## To do:
In the entries below, find the line containing "Write a Python" and the line containing "legend_order = [3, 2, 1, 0]". Copy those two lines and everything between them exactly, without the pictures.

***

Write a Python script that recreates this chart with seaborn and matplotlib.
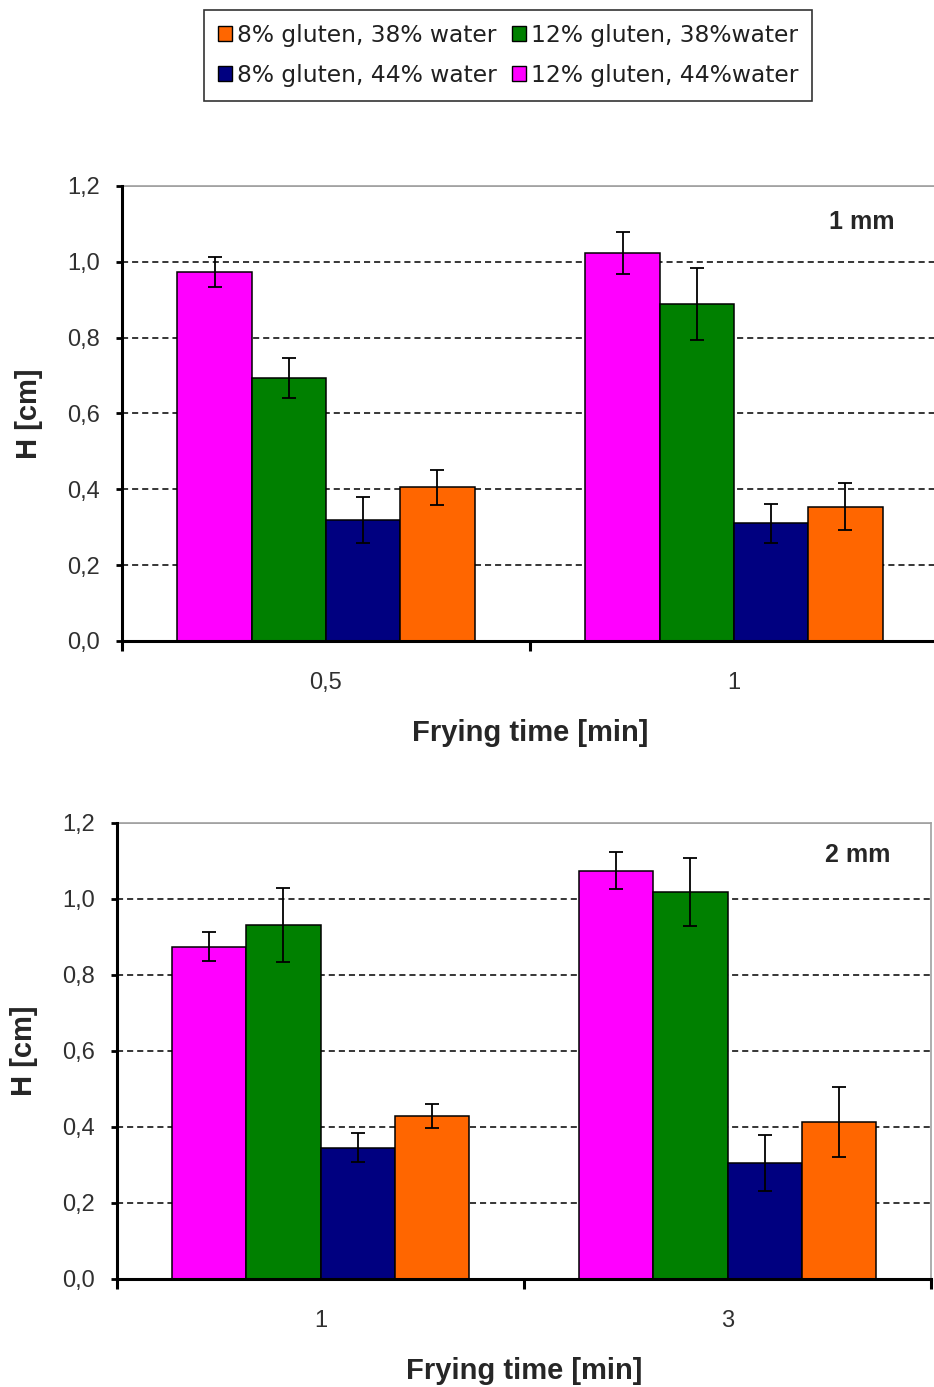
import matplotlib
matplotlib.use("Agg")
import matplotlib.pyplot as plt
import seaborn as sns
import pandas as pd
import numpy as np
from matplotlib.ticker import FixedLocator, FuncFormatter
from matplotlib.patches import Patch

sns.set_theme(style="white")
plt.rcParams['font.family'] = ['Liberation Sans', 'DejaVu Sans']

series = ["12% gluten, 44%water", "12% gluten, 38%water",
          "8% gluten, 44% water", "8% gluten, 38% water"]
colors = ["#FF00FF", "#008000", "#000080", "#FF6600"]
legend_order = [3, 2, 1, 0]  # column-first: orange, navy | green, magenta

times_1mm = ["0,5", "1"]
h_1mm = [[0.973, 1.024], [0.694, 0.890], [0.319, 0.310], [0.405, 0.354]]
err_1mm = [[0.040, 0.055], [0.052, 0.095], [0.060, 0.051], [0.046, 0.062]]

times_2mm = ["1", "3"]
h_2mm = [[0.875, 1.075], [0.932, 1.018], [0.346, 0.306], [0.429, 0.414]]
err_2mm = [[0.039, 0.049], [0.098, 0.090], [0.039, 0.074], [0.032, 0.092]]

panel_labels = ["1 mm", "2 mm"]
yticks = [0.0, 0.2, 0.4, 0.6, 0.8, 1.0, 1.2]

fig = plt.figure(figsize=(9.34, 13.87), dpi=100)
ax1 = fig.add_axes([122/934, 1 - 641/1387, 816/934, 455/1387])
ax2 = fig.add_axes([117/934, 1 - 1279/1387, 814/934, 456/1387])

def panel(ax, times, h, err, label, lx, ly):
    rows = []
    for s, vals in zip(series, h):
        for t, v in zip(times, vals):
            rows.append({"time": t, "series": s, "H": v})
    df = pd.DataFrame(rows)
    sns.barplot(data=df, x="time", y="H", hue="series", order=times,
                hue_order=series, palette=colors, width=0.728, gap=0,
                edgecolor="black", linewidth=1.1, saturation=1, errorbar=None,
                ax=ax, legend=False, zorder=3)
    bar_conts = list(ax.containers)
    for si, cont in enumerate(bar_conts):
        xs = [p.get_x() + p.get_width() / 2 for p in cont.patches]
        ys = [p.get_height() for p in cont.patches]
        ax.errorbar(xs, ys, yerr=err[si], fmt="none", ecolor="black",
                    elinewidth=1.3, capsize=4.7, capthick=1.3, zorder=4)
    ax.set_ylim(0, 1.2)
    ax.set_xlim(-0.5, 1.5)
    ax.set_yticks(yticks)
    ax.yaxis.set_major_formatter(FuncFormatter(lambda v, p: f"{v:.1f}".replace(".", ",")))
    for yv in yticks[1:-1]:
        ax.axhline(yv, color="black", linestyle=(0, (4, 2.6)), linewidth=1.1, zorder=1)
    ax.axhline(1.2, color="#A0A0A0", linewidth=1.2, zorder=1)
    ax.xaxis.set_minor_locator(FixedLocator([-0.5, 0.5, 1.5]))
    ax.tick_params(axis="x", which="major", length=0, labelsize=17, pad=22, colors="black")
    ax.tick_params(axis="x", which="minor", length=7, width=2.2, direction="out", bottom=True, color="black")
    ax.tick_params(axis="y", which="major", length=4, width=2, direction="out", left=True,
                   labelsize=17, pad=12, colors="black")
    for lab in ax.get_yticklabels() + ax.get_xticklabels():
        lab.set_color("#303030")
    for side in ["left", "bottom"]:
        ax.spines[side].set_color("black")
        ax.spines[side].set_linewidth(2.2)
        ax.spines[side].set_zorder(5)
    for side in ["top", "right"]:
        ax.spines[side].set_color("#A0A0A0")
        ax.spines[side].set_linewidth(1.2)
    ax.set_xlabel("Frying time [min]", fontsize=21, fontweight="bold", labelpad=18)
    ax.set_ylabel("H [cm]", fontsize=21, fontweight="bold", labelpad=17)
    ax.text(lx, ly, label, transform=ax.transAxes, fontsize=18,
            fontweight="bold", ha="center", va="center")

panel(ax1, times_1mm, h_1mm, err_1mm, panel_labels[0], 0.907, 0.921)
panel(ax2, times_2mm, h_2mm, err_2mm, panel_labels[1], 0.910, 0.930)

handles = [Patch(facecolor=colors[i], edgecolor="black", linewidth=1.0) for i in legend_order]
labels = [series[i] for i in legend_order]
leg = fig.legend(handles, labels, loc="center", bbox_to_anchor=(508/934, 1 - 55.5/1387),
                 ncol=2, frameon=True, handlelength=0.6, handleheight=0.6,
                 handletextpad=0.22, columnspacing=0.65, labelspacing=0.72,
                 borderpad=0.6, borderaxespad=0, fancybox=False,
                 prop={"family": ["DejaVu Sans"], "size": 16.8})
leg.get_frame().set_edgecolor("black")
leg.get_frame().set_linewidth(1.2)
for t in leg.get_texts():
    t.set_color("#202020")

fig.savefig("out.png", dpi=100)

***

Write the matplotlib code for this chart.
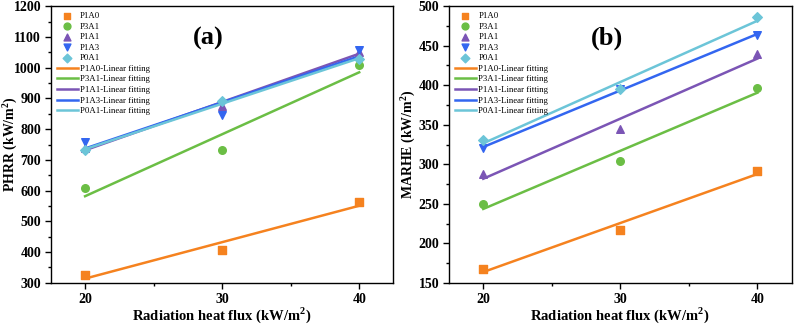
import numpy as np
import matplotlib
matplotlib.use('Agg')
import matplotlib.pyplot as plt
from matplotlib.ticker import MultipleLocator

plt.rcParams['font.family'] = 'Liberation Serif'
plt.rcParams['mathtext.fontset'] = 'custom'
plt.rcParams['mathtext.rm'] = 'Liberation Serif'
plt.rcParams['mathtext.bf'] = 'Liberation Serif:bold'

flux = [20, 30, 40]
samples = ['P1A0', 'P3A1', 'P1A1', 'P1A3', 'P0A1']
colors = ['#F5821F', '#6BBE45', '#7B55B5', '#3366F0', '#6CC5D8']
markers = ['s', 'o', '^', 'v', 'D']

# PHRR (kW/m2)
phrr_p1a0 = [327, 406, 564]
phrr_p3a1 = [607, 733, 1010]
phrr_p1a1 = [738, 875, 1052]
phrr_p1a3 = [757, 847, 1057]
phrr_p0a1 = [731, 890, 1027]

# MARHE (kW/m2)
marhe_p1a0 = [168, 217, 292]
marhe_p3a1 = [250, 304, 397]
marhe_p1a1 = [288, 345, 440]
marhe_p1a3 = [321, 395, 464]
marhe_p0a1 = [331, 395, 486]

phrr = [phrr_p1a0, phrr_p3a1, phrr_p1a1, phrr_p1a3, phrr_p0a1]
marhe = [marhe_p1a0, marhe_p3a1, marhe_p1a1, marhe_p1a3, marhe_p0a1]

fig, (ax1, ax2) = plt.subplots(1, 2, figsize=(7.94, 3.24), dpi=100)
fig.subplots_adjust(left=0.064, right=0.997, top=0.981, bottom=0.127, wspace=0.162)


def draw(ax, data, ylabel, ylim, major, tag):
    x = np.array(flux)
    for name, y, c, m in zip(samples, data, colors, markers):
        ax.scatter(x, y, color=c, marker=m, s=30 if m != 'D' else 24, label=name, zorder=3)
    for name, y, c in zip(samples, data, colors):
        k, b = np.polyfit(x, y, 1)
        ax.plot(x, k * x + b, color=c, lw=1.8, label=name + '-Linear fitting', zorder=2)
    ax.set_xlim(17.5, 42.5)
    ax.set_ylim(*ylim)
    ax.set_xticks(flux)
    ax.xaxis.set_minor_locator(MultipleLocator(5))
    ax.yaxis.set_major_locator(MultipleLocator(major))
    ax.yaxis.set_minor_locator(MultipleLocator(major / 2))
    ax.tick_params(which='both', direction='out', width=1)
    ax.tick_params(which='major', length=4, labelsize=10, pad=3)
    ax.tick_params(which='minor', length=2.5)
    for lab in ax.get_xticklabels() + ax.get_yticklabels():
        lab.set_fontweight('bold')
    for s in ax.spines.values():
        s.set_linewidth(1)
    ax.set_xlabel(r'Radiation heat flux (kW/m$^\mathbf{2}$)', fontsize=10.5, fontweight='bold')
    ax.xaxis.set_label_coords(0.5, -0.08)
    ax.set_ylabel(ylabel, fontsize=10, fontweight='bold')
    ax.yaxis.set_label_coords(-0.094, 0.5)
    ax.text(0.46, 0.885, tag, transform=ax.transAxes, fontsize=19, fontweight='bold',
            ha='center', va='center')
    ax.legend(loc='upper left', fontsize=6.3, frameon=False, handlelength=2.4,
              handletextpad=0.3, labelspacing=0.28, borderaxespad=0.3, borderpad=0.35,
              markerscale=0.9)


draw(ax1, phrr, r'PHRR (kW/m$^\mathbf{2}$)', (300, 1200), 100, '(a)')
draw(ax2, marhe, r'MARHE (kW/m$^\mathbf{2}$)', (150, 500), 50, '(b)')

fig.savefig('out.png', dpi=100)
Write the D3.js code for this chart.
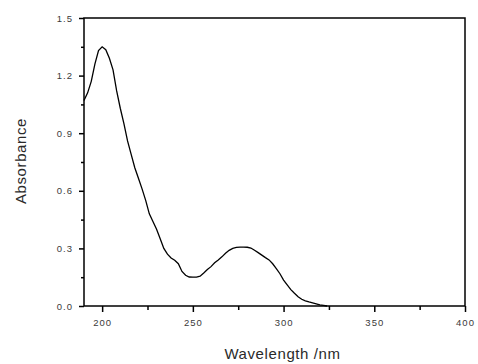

***

## Completed exercise:
Write a Python script that recreates this chart with seaborn and matplotlib.
import matplotlib
matplotlib.use("Agg")
import matplotlib.pyplot as plt
import seaborn as sns
import pandas as pd
import numpy as np
from matplotlib.ticker import FixedLocator, FuncFormatter
from matplotlib.patches import Patch

sns.set_theme(style="white")
plt.rcParams['font.family'] = ['Liberation Sans', 'DejaVu Sans']

series = ["12% gluten, 44%water", "12% gluten, 38%water",
          "8% gluten, 44% water", "8% gluten, 38% water"]
colors = ["#FF00FF", "#008000", "#000080", "#FF6600"]
legend_order = [3, 2, 1, 0]  # column-first: orange, navy | green, magenta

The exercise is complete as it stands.